AZZ incorporated (AZZ) has reported net sales of $108.9 million for the third quarter of fiscal 2009, up 26%, compared with the net sales of $86.6 million in the year-ago quarter. It has also reported a net income of $10.8 million, or $0.88 per diluted share, for the third quarter of fiscal 2009, up 34%, compared with the net income of $8.1 million, or $0.66 per diluted share, in the year-ago quarter.
For the nine-month period, the company reported revenues of $312.1 million, an increase of 28% compared to $243.6 million for the comparable period last year. Net income for the nine months rose 58% to $32.2 million, or $2.62 per diluted share, compared to $20.4 million, or $1.67 per diluted share for the comparable nine-month period last year.
The unaudited financial results for the three and nine month periods ended November 30, 2008, were favorably impacted by the acquisition of AAA Galvanizing, Inc. acquired on March 31, 2008 and the acquisition of Blenkhorn & Sawle Ltd. on June 30, 2008.
Backlog at the end of the third quarter was a record setting $195.3 million versus $147.1 million at November 30, 2007, an increase of 33%. Backlog at the end of the second quarter was $190.8 million. Incoming orders for the third quarter totaled $113.3 million while shipments totaled $108.9 million resulting in a book to ship ratio of 104%. For the first nine months, orders totaled $359.2 million while shipments totaled $312.1 million, resulting in a year-to-date book to ship ratio of 115%. Incoming orders for the first nine months increased 33% when compared to the same period a year ago. Based upon current customer requested delivery dates and our planned production schedule, 34% of our backlog is expected to ship in the current fiscal year. Of our $195.3 million backlog, 35% is to be delivered outside of the US.
Revenues for the Electrical and Industrial Products Segment increased 20% to $62 million for the third quarter, compared to $51.5 million in the previous year’s third quarter. Operating income for this segment was $10.4 million, compared to $8.0 million in the third quarter of last year, an increase of 30%. For the first nine months, revenues increased 21% to $165.9 million and operating income increased 26% to $28.1 million compared to $137.5 and $22.3 million, respectively, for the first nine months of the prior year.
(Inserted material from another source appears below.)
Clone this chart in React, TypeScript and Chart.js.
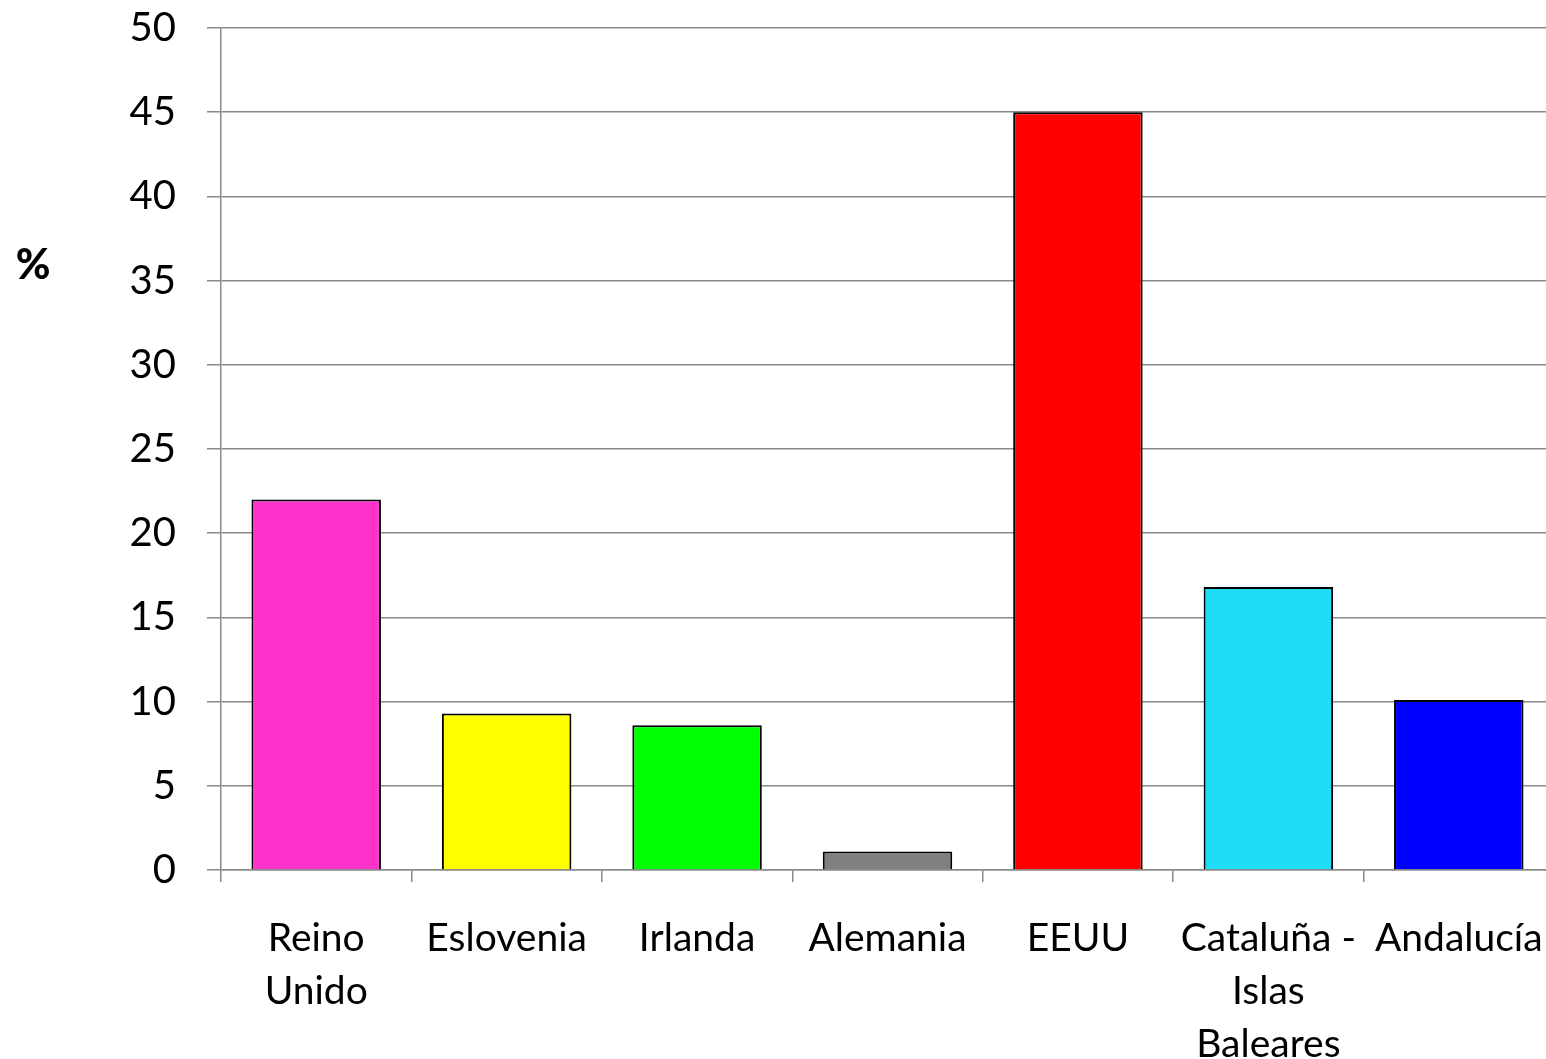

David H. Dingus, president and chief executive officer, said, ‘The results of the third quarter for this segment closely mirror those of the excellent results of the first and second quarters of FY 2009. Strong order levels for our Electrical and Industrial Products Segment continued in the third quarter. New orders were balanced across our power generation, transmission and distribution, and industrial products. While there is future potential for some order delays due to the economic and credit conditions, to date we have seen only isolated cases domestically where delays have been implemented. The leverage gained from improved volumes and improved operating efficiency and pricing is reflected in our operating margins. Operating margins for the first nine months are 17% versus 16% for the same period last year. Our challenge remains to continue to achieve growth by expanding our served markets and increasing our product offerings while maintaining our targeted margin levels.’
Revenues for the company’s Galvanizing Services Segment increased 34% to $46.9 million for the third quarter, compared to $35.1 million in the previous year’s comparable quarter. Operating income for this segment was $13.1 million, an increase of 58%, compared to $8.3 million in the same quarter last year. For the first nine months of fiscal 2009, revenues increased 38% to $146.2 million, and operating income increased 60% to $42 million, compared to $106.1 and $26.2 million, respectively, for the first nine months of the prior year. AAA Galvanizing acquired on March 31, 2008, contributed $33.7 million to our total nine months revenue. Our revenues generated from our historical operations prior to the acquisition of AAA for the first nine month period increased 6%. While our volume of steel processed increased, our average selling price decreased 2% as compared to the same nine month period in the prior year.
Dingus added, ‘Strong market demand throughout most of our markets, combined with superior levels of quality and service, positively impact our ability in the third quarter to maintain strong pricing and margins despite changes in the cost of zinc. We achieved excellent operating margins for the quarter of 28%. We are most pleased that our tonnage processed for the first nine months of the current fiscal year reflected double digit growth due primarily to acquisitions. Margins remained solidly ahead of prior years. We will continue to closely monitor U.S. industrial market indicators to determine the potential impact upon our markets. During the third quarter decreased demand was limited to markets in our upper Midwest U.S. operations. We are extremely pleased with the assimilation of AAA galvanizing into our operations and their year to date results show improvement over historical levels.’
Dingus concluded, ‘Based upon the evaluation of information currently available to management, we are increasing our previously issued earnings guidance for fiscal year 2009. Our earnings are estimated to be within the range of $3.35 and $3.45 per diluted share. Revenues are estimated to be within the range of $420 and $430 million, which is unchanged from the previously issued guidance. Our estimates assume that we will not have any significant delays in the delivery of our electrical and industrial products, and that the demand for galvanizing services and pricing will not significantly change from current levels during the balance of the fiscal year.’